The mystery is that Breslauer is rightly scathing about state disinvestment in public higher education and acknowledges the corporate creep on campus but he then minimizes the damage they cause (or the need for reversing them) by suggesting that the high tuition/high aid model has made Berkeley a better public university after all.

Keeping Berkeley’s reputation as the world’s best public university despite its growing dependence on private funds and corporate management models is clearly important for Breslauer. It turns out then that saving Berkeley’s brand depends upon claiming it is still a public university. Otherwise it becomes just a larger and poorer alternative to Stanford. 
The elephant in the room here is that it is keeping Cal competitive not maintaining the quality of mass higher education across the University of California that concerns Breslauer. Instead of advocating for public reinvestment his energies are directed at convincing the state to loosen control of UC’s budget, and the Regents to delegate more to campuses, so tuition fees can continue to rise.
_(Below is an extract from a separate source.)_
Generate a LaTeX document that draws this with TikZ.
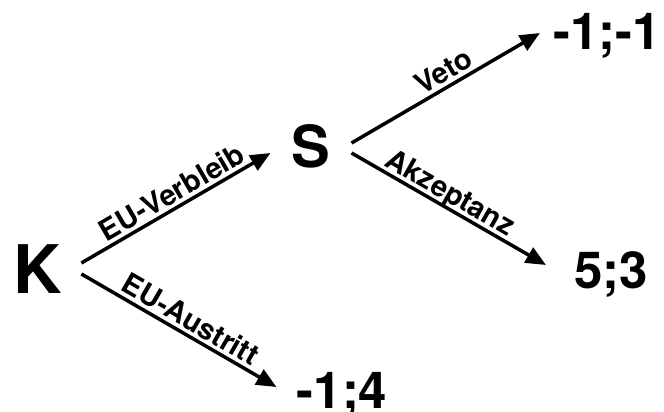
\documentclass[tikz,border=0pt]{standalone}
\usepackage{fontspec}
\setmainfont{TeX Gyre Heros}
\usetikzlibrary{arrows.meta,positioning}

\tikzset{
  spieler/.style={font=\bfseries\fontsize{67}{67}\selectfont, inner sep=0pt, text depth=0pt},
  auszahlung/.style={font=\bfseries\fontsize{51}{51}\selectfont, inner sep=0pt, text depth=0pt},
  zug/.style={-{Triangle[length=20pt,width=17pt]}, line width=3.5pt},
  zuglabel/.style={font=\bfseries\fontsize{29}{29}\selectfont, sloped, above, inner sep=3.5pt, text depth=0pt}
}

\begin{document}
\begin{tikzpicture}[x=1pt,y=-1pt]
    \useasboundingbox (0,0) rectangle (664,412);

    % Spieler
    \node[spieler] (K) at (38,269) {K};
    \node[spieler, font=\bfseries\fontsize{58}{58}\selectfont] (S) at (311,146) {S};

    % Auszahlungen
    \node[auszahlung] (vv) at (607,31) {-1;-1};
    \node[auszahlung] (va) at (611,270) {5;3};
    \node[auszahlung] (au) at (342,390) {-1;4};

    % Zuege von K
    \draw[zug] ([shift={(19,-6)}]K.east) -- ([shift={(-21,7)}]S.west)
        node[zuglabel, pos=0.52] {EU-Verbleib};
    \draw[zug] ([shift={(19,5)}]K.east) -- ([shift={(-20,-3)}]au.west)
        node[zuglabel, pos=0.52] {EU-Austritt};

    % Zuege von S
    \draw[zug] ([shift={(21,-3)}]S.east) -- ([shift={(-13,2)}]vv.west)
        node[zuglabel, pos=0.53] {Veto};
    \draw[zug] ([shift={(21,7)}]S.east) -- ([shift={(-28,-5)}]va.west)
        node[zuglabel, pos=0.47] {Akzeptanz};
\end{tikzpicture}
\end{document}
Berkeley’s senior management are confident that they can continue to raise income from student tuition, capital campaigns, commercial contracts and research grants.  This is Berkeley and if the UC system threatens its ‘excellence’ they would be prepared to go it alone. 
Berkeley is not just a flagship campus. It is part of a system of higher education in California that extends across the ten campuses and through the state universities and community colleges.  The ecology of that system is critical to the health of Cal, the quality of students we teach and the employment opportunities of our graduate students.

If we are really committed to keeping Berkeley a public university we should call for reinvestment by the state.  Proposition 30 went some way to restore, but not make good, the cuts made to public higher education in California by Governor Brown in his first year in office.  It would cost the median tax-payer in California just $50 to restorelevels of student funding to its level in 2000/2001.   Now that is a way to keep Berkeley a public university.